Language is the most immediate marker. Terms like “WAGMI” (we’re all gonna make it), “NGMI” (not gonna make it), “diamond hands,” “paper hands,” “aping in,” “rugging,” and “degen” function as linguistic boundary markers. Fluency in this lexicon signals insider status; confusion marks an outsider. The language is deliberately playful and often ironic, reflecting the subculture’s self-awareness about its own excesses.

Aesthetic sensibility provides visual boundaries. The pixel art aesthetic of CryptoPunks, the gradient-heavy design language of DeFi dashboards, the deliberately crude visual style of meme coins — all constitute a recognizable visual culture that members identify and outsiders find alien. Even the omnipresent laser eyes Twitter meme functions as a subcultural uniform.

Temporal orientation separates insiders from outsiders. The Web3 subculture is obsessively future-oriented, framing current developments as precursors to an inevitable decentralized future. This eschatological dimension — the belief that a fundamental transformation is coming — provides the subculture with a sense of historical mission that transcends mere financial interest.

Initiation and Status Hierarchies

Like all subcultures, Web3 has implicit initiation processes and clearly defined status hierarchies. The initiation process typically involves a series of increasingly complex technical and cultural milestones: purchasing first cryptocurrency, setting up a self-custody wallet, participating in a token swap, minting an NFT, joining a DAO, deploying a smart contract.

Each milestone represents a deepening of subcultural commitment and a marker of advancing status. The progression from “normie” to “degen” is a recognized trajectory within the community, and individuals at different stages relate to each other with the mix of condescension and solidarity typical of subcultural hierarchies.

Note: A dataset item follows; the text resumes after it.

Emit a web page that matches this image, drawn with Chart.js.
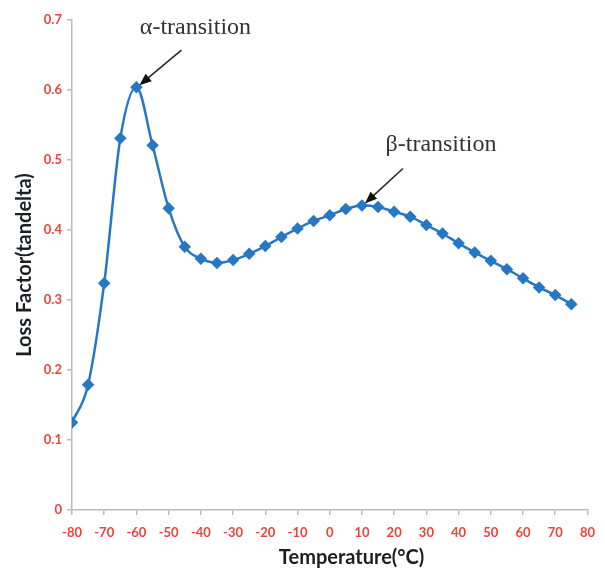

Status within the Web3 subculture is signaled through several channels. On-chain history — visible through wallet explorers — provides a verifiable record of participation. Early involvement in successful projects confers permanent status (being an “OG” of a blue-chip collection). Technical expertise, particularly smart contract development, commands respect. And financial success, while sometimes downplayed in discourse, is an undeniable status marker — “proof of wealth” functions as “proof of conviction” in a subculture where financial commitment and ideological commitment are deeply intertwined.

Foundational Myths and Sacred Texts

Every subculture has its origin stories, and Web3 as subculture is no exception. The Bitcoin whitepaper functions as a founding document with quasi-sacred status. Satoshi Nakamoto occupies the role of a mythic founder — anonymous, visionary, and conveniently absent, allowing the community to project diverse interpretations onto the founding narrative.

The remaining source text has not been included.